/---
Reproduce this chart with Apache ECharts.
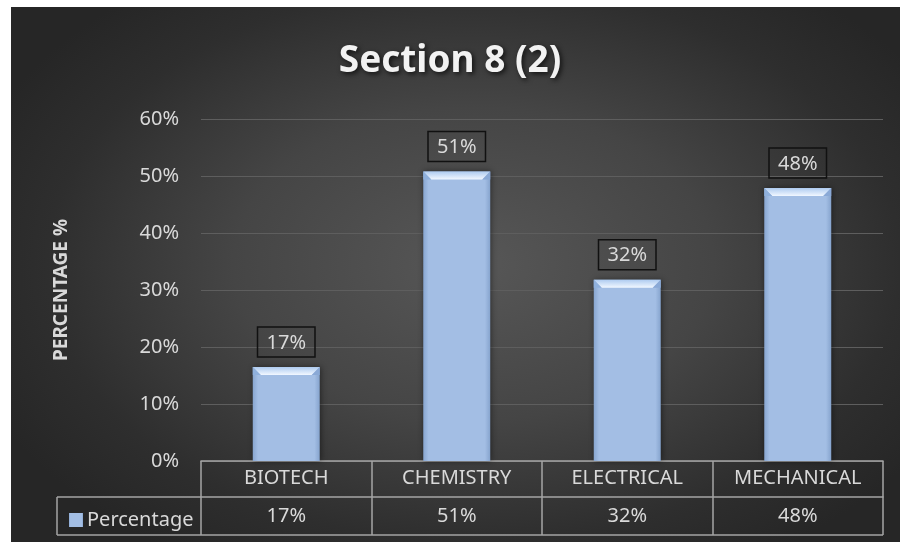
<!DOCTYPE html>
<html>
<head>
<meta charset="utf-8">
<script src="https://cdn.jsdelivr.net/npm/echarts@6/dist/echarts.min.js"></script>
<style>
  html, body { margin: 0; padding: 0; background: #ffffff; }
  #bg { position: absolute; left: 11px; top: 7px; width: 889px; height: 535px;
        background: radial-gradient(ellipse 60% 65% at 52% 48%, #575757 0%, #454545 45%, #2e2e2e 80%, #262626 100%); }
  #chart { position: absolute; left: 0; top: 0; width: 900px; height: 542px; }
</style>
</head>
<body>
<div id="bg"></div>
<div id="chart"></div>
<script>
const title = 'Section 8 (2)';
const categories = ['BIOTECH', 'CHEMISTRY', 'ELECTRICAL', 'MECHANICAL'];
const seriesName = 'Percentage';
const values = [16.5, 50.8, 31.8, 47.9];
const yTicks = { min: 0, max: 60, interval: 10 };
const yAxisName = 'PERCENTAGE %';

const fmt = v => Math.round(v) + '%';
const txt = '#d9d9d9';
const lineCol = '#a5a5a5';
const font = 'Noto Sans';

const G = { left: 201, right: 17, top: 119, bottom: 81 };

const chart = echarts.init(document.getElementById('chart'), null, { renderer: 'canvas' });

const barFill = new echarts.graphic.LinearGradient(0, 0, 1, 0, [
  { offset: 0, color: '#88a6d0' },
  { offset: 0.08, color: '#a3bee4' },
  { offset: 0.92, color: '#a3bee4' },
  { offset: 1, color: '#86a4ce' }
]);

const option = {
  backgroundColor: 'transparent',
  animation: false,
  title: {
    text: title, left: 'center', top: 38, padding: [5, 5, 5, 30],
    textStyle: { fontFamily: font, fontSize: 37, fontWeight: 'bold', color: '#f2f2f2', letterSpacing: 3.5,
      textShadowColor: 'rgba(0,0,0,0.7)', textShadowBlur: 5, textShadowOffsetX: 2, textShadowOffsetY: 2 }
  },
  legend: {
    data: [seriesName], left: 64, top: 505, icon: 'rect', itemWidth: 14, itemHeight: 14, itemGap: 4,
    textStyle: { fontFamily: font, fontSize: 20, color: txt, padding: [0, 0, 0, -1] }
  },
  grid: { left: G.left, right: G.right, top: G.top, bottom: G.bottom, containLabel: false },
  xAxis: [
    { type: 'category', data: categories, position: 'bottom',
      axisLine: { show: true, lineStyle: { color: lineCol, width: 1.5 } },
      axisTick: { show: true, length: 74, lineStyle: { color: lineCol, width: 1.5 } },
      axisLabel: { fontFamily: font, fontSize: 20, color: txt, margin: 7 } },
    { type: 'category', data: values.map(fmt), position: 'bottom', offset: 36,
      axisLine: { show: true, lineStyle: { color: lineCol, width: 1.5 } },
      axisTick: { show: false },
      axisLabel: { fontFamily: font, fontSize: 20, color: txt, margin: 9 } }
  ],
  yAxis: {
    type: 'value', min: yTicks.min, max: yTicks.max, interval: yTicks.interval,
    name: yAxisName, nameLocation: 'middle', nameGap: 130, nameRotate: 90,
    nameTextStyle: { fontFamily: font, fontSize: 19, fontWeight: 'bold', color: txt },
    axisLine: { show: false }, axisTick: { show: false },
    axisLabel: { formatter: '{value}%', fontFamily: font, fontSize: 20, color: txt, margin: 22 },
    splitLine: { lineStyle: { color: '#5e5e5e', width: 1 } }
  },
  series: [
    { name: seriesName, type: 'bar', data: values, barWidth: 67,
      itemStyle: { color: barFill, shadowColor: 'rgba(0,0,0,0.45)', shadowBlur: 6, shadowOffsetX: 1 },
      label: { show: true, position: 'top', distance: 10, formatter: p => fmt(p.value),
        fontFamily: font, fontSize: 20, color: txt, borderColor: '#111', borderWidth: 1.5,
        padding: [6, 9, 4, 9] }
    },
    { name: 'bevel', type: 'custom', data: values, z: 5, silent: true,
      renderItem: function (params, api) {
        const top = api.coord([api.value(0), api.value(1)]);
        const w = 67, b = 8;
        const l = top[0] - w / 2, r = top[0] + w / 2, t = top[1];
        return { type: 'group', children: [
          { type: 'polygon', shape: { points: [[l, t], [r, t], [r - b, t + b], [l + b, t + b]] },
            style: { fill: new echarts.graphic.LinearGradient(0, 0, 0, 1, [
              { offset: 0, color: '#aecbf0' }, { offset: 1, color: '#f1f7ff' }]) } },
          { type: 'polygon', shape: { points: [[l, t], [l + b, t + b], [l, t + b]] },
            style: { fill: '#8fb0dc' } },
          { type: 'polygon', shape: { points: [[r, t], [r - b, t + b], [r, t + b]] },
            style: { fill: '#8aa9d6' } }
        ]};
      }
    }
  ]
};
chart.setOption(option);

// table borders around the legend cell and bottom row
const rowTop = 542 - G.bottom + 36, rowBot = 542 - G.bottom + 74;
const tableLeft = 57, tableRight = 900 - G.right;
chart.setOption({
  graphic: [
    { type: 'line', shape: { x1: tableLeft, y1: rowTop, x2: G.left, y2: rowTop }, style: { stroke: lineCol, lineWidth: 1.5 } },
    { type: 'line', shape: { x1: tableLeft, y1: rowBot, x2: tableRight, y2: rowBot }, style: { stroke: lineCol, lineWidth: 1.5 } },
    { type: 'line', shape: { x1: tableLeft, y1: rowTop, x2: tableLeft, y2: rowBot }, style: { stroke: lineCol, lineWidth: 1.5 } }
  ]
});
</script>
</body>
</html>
\---
Given problem
Reproduce the material above in full and without alteration, but skip all pictures.

Answer to the task
Reproduce this chart with Apache ECharts.
<!DOCTYPE html>
<html>
<head>
<meta charset="utf-8">
<script src="https://cdn.jsdelivr.net/npm/echarts@6/dist/echarts.min.js"></script>
<style>
  html, body { margin: 0; padding: 0; background: #ffffff; }
  #bg { position: absolute; left: 11px; top: 7px; width: 889px; height: 535px;
        background: radial-gradient(ellipse 60% 65% at 52% 48%, #575757 0%, #454545 45%, #2e2e2e 80%, #262626 100%); }
  #chart { position: absolute; left: 0; top: 0; width: 900px; height: 542px; }
</style>
</head>
<body>
<div id="bg"></div>
<div id="chart"></div>
<script>
const title = 'Section 8 (2)';
const categories = ['BIOTECH', 'CHEMISTRY', 'ELECTRICAL', 'MECHANICAL'];
const seriesName = 'Percentage';
const values = [16.5, 50.8, 31.8, 47.9];
const yTicks = { min: 0, max: 60, interval: 10 };
const yAxisName = 'PERCENTAGE %';

const fmt = v => Math.round(v) + '%';
const txt = '#d9d9d9';
const lineCol = '#a5a5a5';
const font = 'Noto Sans';

const G = { left: 201, right: 17, top: 119, bottom: 81 };

const chart = echarts.init(document.getElementById('chart'), null, { renderer: 'canvas' });

const barFill = new echarts.graphic.LinearGradient(0, 0, 1, 0, [
  { offset: 0, color: '#88a6d0' },
  { offset: 0.08, color: '#a3bee4' },
  { offset: 0.92, color: '#a3bee4' },
  { offset: 1, color: '#86a4ce' }
]);

const option = {
  backgroundColor: 'transparent',
  animation: false,
  title: {
    text: title, left: 'center', top: 38, padding: [5, 5, 5, 30],
    textStyle: { fontFamily: font, fontSize: 37, fontWeight: 'bold', color: '#f2f2f2', letterSpacing: 3.5,
      textShadowColor: 'rgba(0,0,0,0.7)', textShadowBlur: 5, textShadowOffsetX: 2, textShadowOffsetY: 2 }
  },
  legend: {
    data: [seriesName], left: 64, top: 505, icon: 'rect', itemWidth: 14, itemHeight: 14, itemGap: 4,
    textStyle: { fontFamily: font, fontSize: 20, color: txt, padding: [0, 0, 0, -1] }
  },
  grid: { left: G.left, right: G.right, top: G.top, bottom: G.bottom, containLabel: false },
  xAxis: [
    { type: 'category', data: categories, position: 'bottom',
      axisLine: { show: true, lineStyle: { color: lineCol, width: 1.5 } },
      axisTick: { show: true, length: 74, lineStyle: { color: lineCol, width: 1.5 } },
      axisLabel: { fontFamily: font, fontSize: 20, color: txt, margin: 7 } },
    { type: 'category', data: values.map(fmt), position: 'bottom', offset: 36,
      axisLine: { show: true, lineStyle: { color: lineCol, width: 1.5 } },
      axisTick: { show: false },
      axisLabel: { fontFamily: font, fontSize: 20, color: txt, margin: 9 } }
  ],
  yAxis: {
    type: 'value', min: yTicks.min, max: yTicks.max, interval: yTicks.interval,
    name: yAxisName, nameLocation: 'middle', nameGap: 130, nameRotate: 90,
    nameTextStyle: { fontFamily: font, fontSize: 19, fontWeight: 'bold', color: txt },
    axisLine: { show: false }, axisTick: { show: false },
    axisLabel: { formatter: '{value}%', fontFamily: font, fontSize: 20, color: txt, margin: 22 },
    splitLine: { lineStyle: { color: '#5e5e5e', width: 1 } }
  },
  series: [
    { name: seriesName, type: 'bar', data: values, barWidth: 67,
      itemStyle: { color: barFill, shadowColor: 'rgba(0,0,0,0.45)', shadowBlur: 6, shadowOffsetX: 1 },
      label: { show: true, position: 'top', distance: 10, formatter: p => fmt(p.value),
        fontFamily: font, fontSize: 20, color: txt, borderColor: '#111', borderWidth: 1.5,
        padding: [6, 9, 4, 9] }
    },
    { name: 'bevel', type: 'custom', data: values, z: 5, silent: true,
      renderItem: function (params, api) {
        const top = api.coord([api.value(0), api.value(1)]);
        const w = 67, b = 8;
        const l = top[0] - w / 2, r = top[0] + w / 2, t = top[1];
        return { type: 'group', children: [
          { type: 'polygon', shape: { points: [[l, t], [r, t], [r - b, t + b], [l + b, t + b]] },
            style: { fill: new echarts.graphic.LinearGradient(0, 0, 0, 1, [
              { offset: 0, color: '#aecbf0' }, { offset: 1, color: '#f1f7ff' }]) } },
          { type: 'polygon', shape: { points: [[l, t], [l + b, t + b], [l, t + b]] },
            style: { fill: '#8fb0dc' } },
          { type: 'polygon', shape: { points: [[r, t], [r - b, t + b], [r, t + b]] },
            style: { fill: '#8aa9d6' } }
        ]};
      }
    }
  ]
};
chart.setOption(option);

// table borders around the legend cell and bottom row
const rowTop = 542 - G.bottom + 36, rowBot = 542 - G.bottom + 74;
const tableLeft = 57, tableRight = 900 - G.right;
chart.setOption({
  graphic: [
    { type: 'line', shape: { x1: tableLeft, y1: rowTop, x2: G.left, y2: rowTop }, style: { stroke: lineCol, lineWidth: 1.5 } },
    { type: 'line', shape: { x1: tableLeft, y1: rowBot, x2: tableRight, y2: rowBot }, style: { stroke: lineCol, lineWidth: 1.5 } },
    { type: 'line', shape: { x1: tableLeft, y1: rowTop, x2: tableLeft, y2: rowBot }, style: { stroke: lineCol, lineWidth: 1.5 } }
  ]
});
</script>
</body>
</html>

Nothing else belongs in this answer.